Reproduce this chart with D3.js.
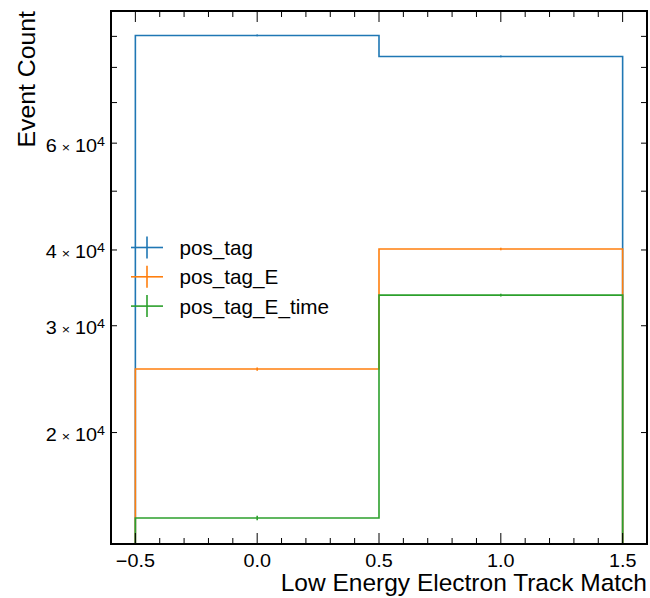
<!DOCTYPE html>
<html>
<head>
<meta charset="utf-8">
<script src="https://cdn.jsdelivr.net/npm/d3@7"></script>
<style>
  body { margin: 0; background: #fff; }
  text { font-family: "Liberation Sans", Arial, sans-serif; fill: #000; }
</style>
</head>
<body>
<svg id="chart"></svg>
<script>
// bins and series
let binEdges = [-0.5, 0.5, 1.5];
let binCenters = [0.0, 1.0];
let seriesNames = ["pos_tag", "pos_tag_E", "pos_tag_E_time"];
let seriesColors = ["#1f77b4", "#ff7f0e", "#2ca02c"];
let posTag = [90300, 83400];
let posTagE = [25450, 40150];
let posTagETime = [14460, 33700];
let xTicks = [-0.5, 0.0, 0.5, 1.0, 1.5];
let yTicks = [2e4, 3e4, 4e4, 6e4];
let yMinorTicks = [5e4, 7e4, 8e4, 9e4];

let series = [posTag, posTagE, posTagETime];

let width = 650, height = 598;
let margin = {top: 11, right: 3, bottom: 54, left: 111};
let w = width - margin.left - margin.right,
    h = height - margin.top - margin.bottom;

let x = d3.scaleLinear().domain([-0.6, 1.6]).range([0, w]);
let y = d3.scaleLog().domain([13100, 99100]).range([h, 0]);

let svg = d3.select("#chart")
    .attr("width", width)
    .attr("height", height);
let g = svg.append("g")
    .attr("transform", "translate(" + margin.left + "," + margin.top + ")");

// clip for the histogram lines
g.append("clipPath").attr("id", "clip")
    .append("rect").attr("width", w).attr("height", h);

let plot = g.append("g").attr("clip-path", "url(#clip)");

series.forEach(function(vals, i) {
    let pts = [[x(binEdges[0]), h + 5]];
    vals.forEach(function(v, j) {
        pts.push([x(binEdges[j]), y(v)]);
        pts.push([x(binEdges[j + 1]), y(v)]);
    });
    pts.push([x(binEdges[binEdges.length - 1]), h + 5]);
    plot.append("path")
        .attr("d", d3.line()(pts))
        .attr("fill", "none")
        .attr("stroke", seriesColors[i])
        .attr("stroke-width", 1.6);
    // error bars at bin centres
    vals.forEach(function(v, j) {
        let e = Math.sqrt(v);
        plot.append("line")
            .attr("x1", x(binCenters[j])).attr("x2", x(binCenters[j]))
            .attr("y1", y(v - e)).attr("y2", y(v + e))
            .attr("stroke", seriesColors[i])
            .attr("stroke-width", 1.6);
    });
});

// x ticks, bottom and top
let xMinor = d3.range(-0.6, 1.61, 0.1).map(d => Math.round(d * 10) / 10)
    .filter(d => xTicks.indexOf(d) < 0);
xMinor.forEach(function(d) {
    [[h, -1], [0, 1]].forEach(function(s) {
        g.append("line")
            .attr("x1", x(d)).attr("x2", x(d))
            .attr("y1", s[0]).attr("y2", s[0] + s[1] * 6)
            .attr("stroke", "#000").attr("stroke-width", 1);
    });
});
xTicks.forEach(function(d) {
    [[h, -1], [0, 1]].forEach(function(s) {
        g.append("line")
            .attr("x1", x(d)).attr("x2", x(d))
            .attr("y1", s[0]).attr("y2", s[0] + s[1] * 11)
            .attr("stroke", "#000").attr("stroke-width", 1);
    });
    g.append("text")
        .attr("transform", "translate(" + x(d) + "," + (h + 23) + ") scale(1.1,1)")
        .attr("text-anchor", "middle")
        .style("font-size", "18px")
        .text(d3.format(".1f")(d));
});

// y ticks, left and right (all short log minor ticks)
yTicks.concat(yMinorTicks).forEach(function(d) {
    [[0, 1], [w, -1]].forEach(function(s) {
        g.append("line")
            .attr("x1", s[0]).attr("x2", s[0] + s[1] * 6)
            .attr("y1", y(d)).attr("y2", y(d))
            .attr("stroke", "#000").attr("stroke-width", 1);
    });
});
yTicks.forEach(function(d) {
    let t = g.append("text")
        .attr("transform", "translate(-6," + (y(d) + 8.4) + ") scale(1.1,1)")
        .attr("text-anchor", "end")
        .style("font-size", "18px");
    t.append("tspan").text(d / 1e4);
    t.append("tspan").attr("dx", 4.5).style("font-size", "13px").text("\u00d7");
    t.append("tspan").attr("dx", 4.5).text("10");
    t.append("tspan").attr("dy", -6).style("font-size", "13px").text("4");
});

// frame
g.append("rect")
    .attr("width", w).attr("height", h)
    .attr("fill", "none")
    .attr("stroke", "#000")
    .attr("stroke-width", 2);

// axis labels
svg.append("text")
    .attr("x", margin.left + w)
    .attr("y", 591)
    .attr("text-anchor", "end")
    .style("font-size", "24.5px")
    .text("Low Energy Electron Track Match");
svg.append("text")
    .attr("transform", "translate(35," + margin.top + ") rotate(-90)")
    .attr("text-anchor", "end")
    .style("font-size", "24.8px")
    .text("Event Count");

// legend
let legend = svg.append("g").attr("transform", "translate(131,247.5)");
seriesNames.forEach(function(name, i) {
    let row = legend.append("g").attr("transform", "translate(0," + (i * 29.3) + ")");
    row.append("line")
        .attr("x1", 0).attr("x2", 32).attr("y1", 0).attr("y2", 0)
        .attr("stroke", seriesColors[i]).attr("stroke-width", 1.6);
    row.append("line")
        .attr("x1", 16).attr("x2", 16).attr("y1", -11).attr("y2", 11)
        .attr("stroke", seriesColors[i]).attr("stroke-width", 1.6);
    row.append("text")
        .attr("x", 48.5)
        .attr("y", 0)
        .attr("dy", "0.36em")
        .style("font-size", "20.7px")
        .text(name);
});
</script>
</body>
</html>
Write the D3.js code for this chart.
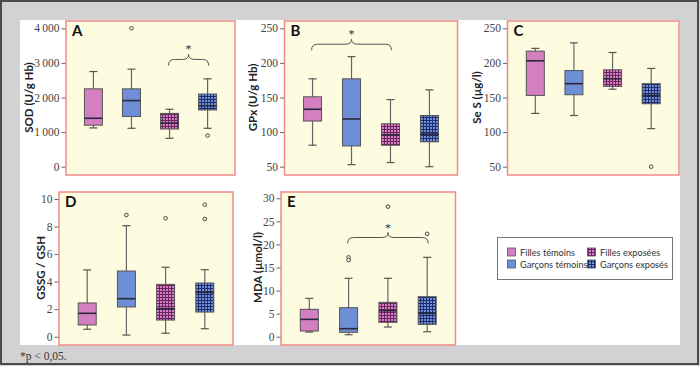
<!DOCTYPE html>
<html><head><meta charset="utf-8">
<script src="https://cdn.jsdelivr.net/npm/d3@7"></script>
<style>body{margin:0;background:#fff}svg{display:block}
.tick text{font-family:"Liberation Serif",serif !important;font-size:11.5px}
</style>
</head><body>
<svg id="c" width="700" height="366"></svg>
<script>
// ---- data ----
const groups = ["Filles témoins", "Garçons témoins", "Filles exposées", "Garçons exposés"];
// [whisker low, Q1, median, Q3, whisker high]
const sodStats = [[1120,1200,1400,2250,2750],[1110,1450,1910,2250,2820],[820,1090,1260,1540,1660],[1110,1640,1760,2100,2540]];
const sodOutliers = [[],[4000],[],[900]];
const gpxStats = [[81,116,133,151,177],[53,80,119,177,209],[56,81,96,112,147],[50,86,97,124,161]];
const gpxOutliers = [[],[],[],[]];
const sesStats = [[127,153,203,217,221],[124,154,170,189,229],[162,166,177,190,215],[105,141,153,170,192]];
const sesOutliers = [[],[],[],[50]];
const gssgStats = [[0.54,0.85,1.70,2.45,4.85],[0.12,2.16,2.76,4.77,8.06],[0.25,1.21,2.03,3.80,5.04],[0.58,1.79,3.22,3.90,4.87]];
const gssgOutliers = [[],[8.84],[8.6],[9.59,8.55]];
const mdaStats = [[1.0,1.23,3.76,5.93,8.3],[0.43,0.95,1.74,6.29,12.66],[2.1,3.12,5.64,7.45,12.66],[1.08,2.68,5.07,8.67,17.2]];
const mdaOutliers = [[],[17.2,16.6],[28.2],[22.3]];
const sodTicks = [0,1000,2000,3000,4000];
const gpxTicks = [50,100,150,200,250];
const sesTicks = [50,100,150,200,250];
const gssgTicks = [0,2,4,6,8,10];
const mdaTicks = [0,5,10,15,20,25,30];
// significance braces: [from group, to group, level value]
const sodBrace = [2,3,3100];
const gpxBrace = [0,2,227];
const mdaBrace = [1,3,21.5];

// ---- drawing ----
const svg = d3.select("#c");
const fr = d3.formatLocale({decimal:",", thousands:"\u2009", grouping:[3], currency:["",""]});
const fmtThousands = fr.format(",");

svg.append("rect").attr("x",0).attr("y",0).attr("width",700).attr("height",366).attr("fill","#d2d2d4");
svg.append("rect").attr("x",1).attr("y",1).attr("width",697).attr("height",363).attr("fill","none").attr("stroke","#4a4a4a").attr("stroke-width",2);
svg.append("rect").attr("x",20).attr("y",20).attr("width",660).attr("height",325).attr("fill","#ffffff");

const defs = svg.append("defs");
function makePattern(id, base, line){
  const p = defs.append("pattern").attr("id",id).attr("patternUnits","userSpaceOnUse").attr("width",3).attr("height",3);
  p.append("rect").attr("width",3).attr("height",3).attr("fill",base);
  p.append("rect").attr("x",0).attr("y",0).attr("width",3).attr("height",1).attr("fill",line);
  p.append("rect").attr("x",0).attr("y",0).attr("width",1).attr("height",3).attr("fill",line);
}
makePattern("pPink","#d47fc1","#6a2460");
makePattern("pBlue","#6e8fd6","#1f2d6e");
const fills = ["#d47fc1","#6e8fd6","url(#pPink)","url(#pBlue)"];

const panels = [
  {letter:"A", title:"SOD (U/g Hb)", stats:sodStats, out:sodOutliers, ticks:sodTicks, dom:[0,4000], fmt:fmtThousands,
   x0:66, x1:235, y0:21, y1:175, r0:166.7, r1:28.3, tx:28, brace:sodBrace},
  {letter:"B", title:"GPx (U/g Hb)", stats:gpxStats, out:gpxOutliers, ticks:gpxTicks, dom:[50,250], fmt:d3.format("d"),
   x0:284.5, x1:457.5, y0:21, y1:175, r0:166.7, r1:28.3, tx:252, brace:gpxBrace},
  {letter:"C", title:"Se S (µg/l)", stats:sesStats, out:sesOutliers, ticks:sesTicks, dom:[50,250], fmt:d3.format("d"),
   x0:507.5, x1:679, y0:21, y1:175, r0:166.7, r1:28.3, tx:476, brace:null},
  {letter:"D", title:"GSSG / GSH", stats:gssgStats, out:gssgOutliers, ticks:gssgTicks, dom:[0,10], fmt:d3.format("d"),
   x0:59, x1:233, y0:192, y1:345, r0:336.7, r1:199, tx:40, brace:null},
  {letter:"E", title:"MDA (µmol/l)", stats:mdaStats, out:mdaOutliers, ticks:mdaTicks, dom:[0,30], fmt:d3.format("d"),
   x0:281, x1:455.5, y0:192, y1:345, r0:336.7, r1:198.3, tx:257, brace:mdaBrace}
];

panels.forEach(P => {
  const g = svg.append("g");
  g.append("rect").attr("x",P.x0).attr("y",P.y0).attr("width",P.x1-P.x0).attr("height",P.y1-P.y0)
    .attr("fill","#fdfbe0").attr("stroke","#f08a8a").attr("stroke-width",1.5);
  const y = d3.scaleLinear().domain(P.dom).range([P.r0,P.r1]);
  const x = d3.scalePoint().domain(groups).range([P.x0,P.x1]).padding(0.72);
  const ax = g.append("g").attr("transform",`translate(${P.x0-0.5},0)`)
    .call(d3.axisLeft(y).tickValues(P.ticks).tickFormat(P.fmt).tickSize(4).tickPadding(2));
  ax.attr("font-family","Liberation Serif").attr("font-size",11.5);
  ax.select(".domain").remove();
  ax.selectAll(".tick line").attr("stroke","#666");
  ax.selectAll(".tick text").attr("fill","#444").attr("font-family","Liberation Serif");
  g.append("text").attr("transform",`translate(${P.tx},${(P.r0+P.r1)/2}) rotate(-90)`)
    .attr("text-anchor","middle").attr("dominant-baseline","central")
    .style("font-family","Lato, sans-serif").style("font-weight","700").style("font-size","11.5px").attr("fill","#222")
    .text(P.title);
  g.append("text").attr("x",P.x0+6).attr("y",P.y0+15).style("font-family","Lato, sans-serif").style("font-weight","700")
    .style("font-size","15px").attr("fill","#111").text(P.letter);
  const bw = 18, cw = 8;
  groups.forEach((grp,i) => {
    const s = P.stats[i], cx = x(grp);
    const bg = g.append("g");
    bg.append("line").attr("x1",cx).attr("x2",cx).attr("y1",y(s[0])).attr("y2",y(s[4])).attr("stroke","#666").attr("stroke-width",1.2);
    [s[0],s[4]].forEach(v => bg.append("line").attr("x1",cx-cw/2).attr("x2",cx+cw/2).attr("y1",y(v)).attr("y2",y(v)).attr("stroke","#555").attr("stroke-width",1.2));
    bg.append("rect").attr("x",cx-bw/2).attr("y",y(s[3])).attr("width",bw).attr("height",y(s[1])-y(s[3]))
      .attr("fill",fills[i]).attr("stroke","#555").attr("stroke-width",1);
    bg.append("line").attr("x1",cx-bw/2).attr("x2",cx+bw/2).attr("y1",y(s[2])).attr("y2",y(s[2])).attr("stroke","#2a2a3a").attr("stroke-width",1.6);
    P.out[i].forEach(v => bg.append("circle").attr("cx",cx).attr("cy",y(v)).attr("r",1.8).attr("fill","#fdfbe0").attr("stroke","#444").attr("stroke-width",1));
  });
  if (P.brace) {
    const xa = x(groups[P.brace[0]]) - 1, xb = x(groups[P.brace[1]]) + 1, yl = y(P.brace[2]);
    const mid = (xa+xb)/2, d = 6, r = 6, pk = 5;
    const path = `M${xa},${yl+d} Q${xa},${yl} ${xa+r},${yl} L${mid-r},${yl} Q${mid},${yl} ${mid},${yl-pk} Q${mid},${yl} ${mid+r},${yl} L${xb-r},${yl} Q${xb},${yl} ${xb},${yl+d}`;
    g.append("path").attr("d",path).attr("fill","none").attr("stroke","#555").attr("stroke-width",1);
    g.append("text").attr("x",mid).attr("y",yl-pk-1).attr("text-anchor","middle")
      .style("font-family","'Liberation Serif', serif").style("font-size","12px").attr("fill","#333").text("*");
  }
});

// legend
const lg = svg.append("g");
lg.append("rect").attr("x",497.5).attr("y",237.5).attr("width",175).attr("height",42).attr("fill","#fff").attr("stroke","#777").attr("stroke-width",1);
const lx = [507, 587], ly = [252, 264];
groups.forEach((grp,i) => {
  const col = i < 2 ? 0 : 1, row = i % 2;
  lg.append("rect").attr("x",lx[col]+0.5).attr("y",ly[row]-4).attr("width",8).attr("height",8).attr("fill",fills[i]).attr("stroke","#555").attr("stroke-width",0.8);
  lg.append("text").attr("x",lx[col]+13).attr("y",ly[row]).attr("dominant-baseline","central")
    .style("font-family","Lato, sans-serif").style("font-size","9.2px").attr("fill","#333").text(grp);
});

svg.append("text").attr("x",20).attr("y",360).style("font-family","'Liberation Serif', serif").style("font-size","11.5px").attr("fill","#333").text("*p < 0,05.");
</script>
</body></html>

######

• Directive: Your task is to repeat the opening line of the entries above and each line after it, ending with the line that has "h = height - margin.top - margin.bottom;". Do not include the pictures.

• Task response:
Reproduce this chart with D3.js.
<!DOCTYPE html>
<html>
<head>
<meta charset="utf-8">
<script src="https://cdn.jsdelivr.net/npm/d3@7"></script>
<style>
  body { margin: 0; background: #fff; }
  text { font-family: "Liberation Sans", Arial, sans-serif; fill: #000; }
</style>
</head>
<body>
<svg id="chart"></svg>
<script>
// bins and series
let binEdges = [-0.5, 0.5, 1.5];
let binCenters = [0.0, 1.0];
let seriesNames = ["pos_tag", "pos_tag_E", "pos_tag_E_time"];
let seriesColors = ["#1f77b4", "#ff7f0e", "#2ca02c"];
let posTag = [90300, 83400];
let posTagE = [25450, 40150];
let posTagETime = [14460, 33700];
let xTicks = [-0.5, 0.0, 0.5, 1.0, 1.5];
let yTicks = [2e4, 3e4, 4e4, 6e4];
let yMinorTicks = [5e4, 7e4, 8e4, 9e4];

let series = [posTag, posTagE, posTagETime];

let width = 650, height = 598;
let margin = {top: 11, right: 3, bottom: 54, left: 111};
let w = width - margin.left - margin.right,
    h = height - margin.top - margin.bottom;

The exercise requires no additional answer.